#### Aim of the exercise:
With all pictures omitted, return verbatim the lines from the beginning of the records below through the line containing "0.177, 0.128, 0.103, 0.086, 0.070]".

* Start Dataset excerpts *

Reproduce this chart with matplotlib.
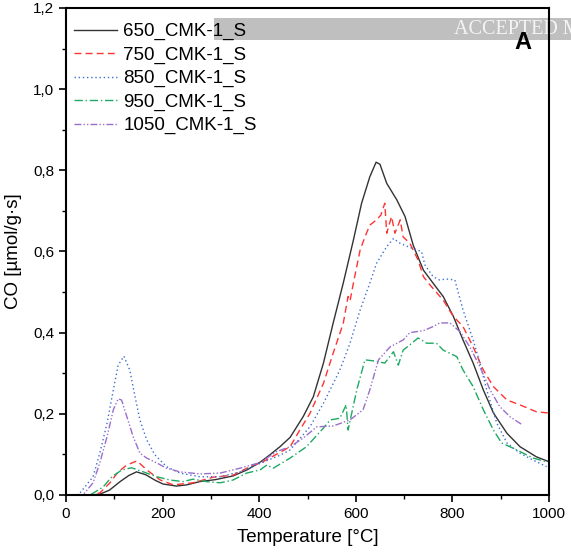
import matplotlib
matplotlib.use("Agg")
import matplotlib.pyplot as plt
from matplotlib.ticker import MultipleLocator, FuncFormatter
from matplotlib.patches import Rectangle

plt.rcParams['font.family'] = ['Liberation Sans', 'DejaVu Sans']

# ---- data ----
t_650 = [20, 50, 70, 90, 112, 130, 146, 165, 185, 201, 229, 250, 277, 310, 346, 375, 402, 420, 443, 464, 491,
         512, 533, 553, 574, 595, 612, 629, 642, 650, 664, 685, 702, 719, 740, 760, 781, 802, 822, 843, 864,
         885, 913, 940, 974, 1000]
co_650 = [0, 0, 0.002, 0.012, 0.033, 0.048, 0.057, 0.050, 0.036, 0.027, 0.022, 0.025, 0.033, 0.038, 0.047,
          0.062, 0.081, 0.097, 0.119, 0.142, 0.193, 0.242, 0.325, 0.423, 0.522, 0.628, 0.719, 0.784, 0.820,
          0.815, 0.768, 0.727, 0.686, 0.615, 0.554, 0.522, 0.489, 0.440, 0.382, 0.325, 0.259, 0.202, 0.152,
          0.119, 0.094, 0.082]

t_750 = [20, 50, 70, 91, 108, 126, 147, 167, 195, 222, 263, 305, 346, 388, 402, 443, 464, 484, 505, 533, 553,
         574, 584, 588, 595, 609, 619, 629, 643, 652, 660, 664, 674, 681, 692, 698, 712, 729, 740, 754,
         781, 802, 822, 843, 864, 885, 913, 940, 974, 1000]
co_750 = [0, 0, 0.005, 0.030, 0.057, 0.074, 0.084, 0.062, 0.037, 0.025, 0.030, 0.044, 0.049, 0.074, 0.078,
          0.105, 0.119, 0.160, 0.201, 0.275, 0.349, 0.423, 0.489, 0.478, 0.522, 0.604, 0.636, 0.665, 0.678,
          0.690, 0.719, 0.645, 0.686, 0.645, 0.678, 0.636, 0.620, 0.579, 0.538, 0.517, 0.480, 0.440,
          0.415, 0.365, 0.308, 0.267, 0.234, 0.222, 0.205, 0.202]

t_850 = [22, 29, 56, 70, 85, 98, 108, 120, 132, 143, 153, 167, 184, 208, 236, 277, 319, 360, 402, 443, 464,
         505, 533, 567, 588, 609, 629, 643, 664, 678, 692, 712, 736, 743, 760, 773, 788, 805, 822, 843,
         857, 871, 892, 913, 940, 967, 995]
co_850 = [0, 0.005, 0.045, 0.103, 0.177, 0.259, 0.320, 0.342, 0.308, 0.242, 0.185, 0.136, 0.099, 0.070, 0.054,
          0.045, 0.045, 0.057, 0.078, 0.098, 0.111, 0.168, 0.226, 0.308, 0.374, 0.456, 0.522, 0.571, 0.612,
          0.632, 0.620, 0.610, 0.600, 0.567, 0.538, 0.530, 0.532, 0.530, 0.456, 0.382, 0.325, 0.259,
          0.177, 0.128, 0.103, 0.086, 0.070]

t_950 = [20, 50, 77, 95, 116, 136, 160, 188, 215, 242, 263, 291, 319, 346, 374, 402, 416, 429, 464, 498, 533,
         547, 567, 580, 584, 602, 619, 640, 660, 678, 688, 698, 712, 729, 747, 767, 781, 809,
         822, 843, 864, 885, 902, 919, 940, 967, 995]
co_950 = [0, 0, 0.020, 0.045, 0.062, 0.067, 0.057, 0.045, 0.037, 0.033, 0.039, 0.033, 0.030, 0.037, 0.054,
          0.062, 0.074, 0.066, 0.091, 0.119, 0.165, 0.185, 0.189, 0.222, 0.160, 0.259, 0.333, 0.330, 0.325,
          0.353, 0.320, 0.357, 0.370, 0.387, 0.374, 0.374, 0.357, 0.341, 0.308, 0.267,
          0.210, 0.160, 0.128, 0.119, 0.107, 0.091, 0.082]

t_1050 = [20, 35, 56, 70, 85, 98, 108, 115, 126, 139, 153, 167, 188, 208, 236, 277, 319, 360, 402, 436, 464,
          491, 519, 553, 588, 615, 629, 647, 671, 698, 712, 740, 760, 774, 795, 816, 836, 857, 878,
          898, 919, 946]
co_1050 = [0, 0, 0.030, 0.079, 0.144, 0.210, 0.237, 0.234, 0.193, 0.144, 0.103, 0.091, 0.079, 0.066, 0.057,
           0.052, 0.054, 0.066, 0.080, 0.107, 0.119, 0.140, 0.168, 0.170, 0.185, 0.210, 0.259, 0.333, 0.365,
           0.382, 0.400, 0.405, 0.415, 0.424, 0.424, 0.402, 0.365, 0.316, 0.259, 0.218, 0.193, 0.172]

labels = ['650_CMK-1_S', '750_CMK-1_S', '850_CMK-1_S', '950_CMK-1_S', '1050_CMK-1_S']
colors = ['#333333', '#ff3333', '#3b6fd0', '#1daa62', '#9a6fcb']
styles = ['-', (0, (5, 3)), (0, (1, 2)), (0, (6, 2, 1, 2)), (0, (5, 1.5, 1, 1.5, 1, 1.5))]

series = [(t_650, co_650), (t_750, co_750), (t_850, co_850), (t_950, co_950), (t_1050, co_1050)]

fig = plt.figure(figsize=(5.71, 5.57), dpi=100)
ax = fig.add_axes([66 / 571, 1 - 495 / 557, (549 - 66) / 571, (495 - 8) / 557])
ax.patch.set_alpha(0)

# watermark banner behind the axes content
fig.patches.append(Rectangle((214 / 571, 1 - 40 / 557), 1, 22 / 557, transform=fig.transFigure,
                             facecolor='#bfbfbf', edgecolor='none', zorder=-5))
fig.text(454 / 571, 1 - 29 / 557, 'ACCEPTED M', color='#f4f4f4', fontsize=14.5,
         family='Liberation Serif', va='center', ha='left', zorder=-4)

for (t, c), lab, col, ls in zip(series, labels, colors, styles):
    ax.plot(t, c, color=col, linestyle=ls, linewidth=1.0, label=lab)

ax.set_xlim(0, 1000)
ax.set_ylim(0, 1.2)
ax.xaxis.set_major_locator(MultipleLocator(200))
ax.xaxis.set_minor_locator(MultipleLocator(100))
ax.yaxis.set_major_locator(MultipleLocator(0.2))
ax.yaxis.set_minor_locator(MultipleLocator(0.1))
ax.yaxis.set_major_formatter(FuncFormatter(lambda v, p: f"{v:.1f}".replace('.', ',')))
ax.tick_params(which='major', direction='out', length=5, width=1.2, labelsize=11, colors='black')
ax.tick_params(which='minor', direction='out', length=3, width=1.0)
ax.tick_params(top=False, right=False)
for s in ax.spines.values():
    s.set_linewidth(1.5)

ax.set_xlabel('Temperature [°C]', fontsize=13.5, labelpad=6)
ax.set_ylabel('CO [µmol/g·s]', fontsize=13.5, labelpad=8)

leg = ax.legend(loc='upper left', bbox_to_anchor=(-0.015, 1.0), frameon=False, fontsize=13.5,
                handlelength=2.3, handletextpad=0.35, labelspacing=0.33, borderpad=0.3)

ax.text(0.945, 0.93, 'A', transform=ax.transAxes, fontsize=17, fontweight='bold', ha='center', va='center')

fig.savefig('out.png', dpi=100)
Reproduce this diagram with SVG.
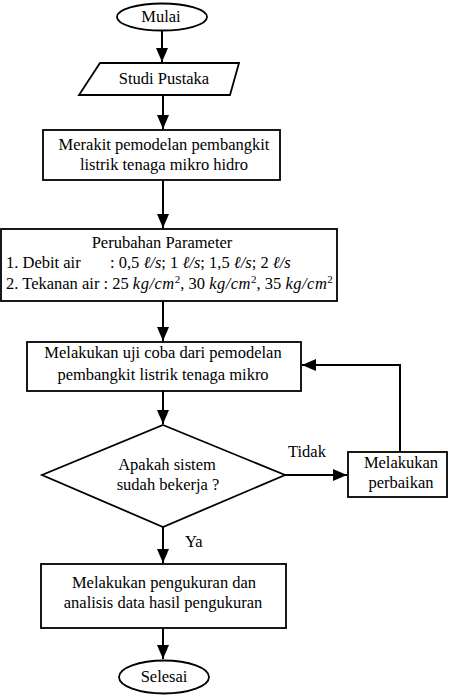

* End Dataset excerpts *

#### Worked solution:
Reproduce this chart with matplotlib.
import matplotlib
matplotlib.use("Agg")
import matplotlib.pyplot as plt
from matplotlib.ticker import MultipleLocator, FuncFormatter
from matplotlib.patches import Rectangle

plt.rcParams['font.family'] = ['Liberation Sans', 'DejaVu Sans']

# ---- data ----
t_650 = [20, 50, 70, 90, 112, 130, 146, 165, 185, 201, 229, 250, 277, 310, 346, 375, 402, 420, 443, 464, 491,
         512, 533, 553, 574, 595, 612, 629, 642, 650, 664, 685, 702, 719, 740, 760, 781, 802, 822, 843, 864,
         885, 913, 940, 974, 1000]
co_650 = [0, 0, 0.002, 0.012, 0.033, 0.048, 0.057, 0.050, 0.036, 0.027, 0.022, 0.025, 0.033, 0.038, 0.047,
          0.062, 0.081, 0.097, 0.119, 0.142, 0.193, 0.242, 0.325, 0.423, 0.522, 0.628, 0.719, 0.784, 0.820,
          0.815, 0.768, 0.727, 0.686, 0.615, 0.554, 0.522, 0.489, 0.440, 0.382, 0.325, 0.259, 0.202, 0.152,
          0.119, 0.094, 0.082]

t_750 = [20, 50, 70, 91, 108, 126, 147, 167, 195, 222, 263, 305, 346, 388, 402, 443, 464, 484, 505, 533, 553,
         574, 584, 588, 595, 609, 619, 629, 643, 652, 660, 664, 674, 681, 692, 698, 712, 729, 740, 754,
         781, 802, 822, 843, 864, 885, 913, 940, 974, 1000]
co_750 = [0, 0, 0.005, 0.030, 0.057, 0.074, 0.084, 0.062, 0.037, 0.025, 0.030, 0.044, 0.049, 0.074, 0.078,
          0.105, 0.119, 0.160, 0.201, 0.275, 0.349, 0.423, 0.489, 0.478, 0.522, 0.604, 0.636, 0.665, 0.678,
          0.690, 0.719, 0.645, 0.686, 0.645, 0.678, 0.636, 0.620, 0.579, 0.538, 0.517, 0.480, 0.440,
          0.415, 0.365, 0.308, 0.267, 0.234, 0.222, 0.205, 0.202]

t_850 = [22, 29, 56, 70, 85, 98, 108, 120, 132, 143, 153, 167, 184, 208, 236, 277, 319, 360, 402, 443, 464,
         505, 533, 567, 588, 609, 629, 643, 664, 678, 692, 712, 736, 743, 760, 773, 788, 805, 822, 843,
         857, 871, 892, 913, 940, 967, 995]
co_850 = [0, 0.005, 0.045, 0.103, 0.177, 0.259, 0.320, 0.342, 0.308, 0.242, 0.185, 0.136, 0.099, 0.070, 0.054,
          0.045, 0.045, 0.057, 0.078, 0.098, 0.111, 0.168, 0.226, 0.308, 0.374, 0.456, 0.522, 0.571, 0.612,
          0.632, 0.620, 0.610, 0.600, 0.567, 0.538, 0.530, 0.532, 0.530, 0.456, 0.382, 0.325, 0.259,
          0.177, 0.128, 0.103, 0.086, 0.070]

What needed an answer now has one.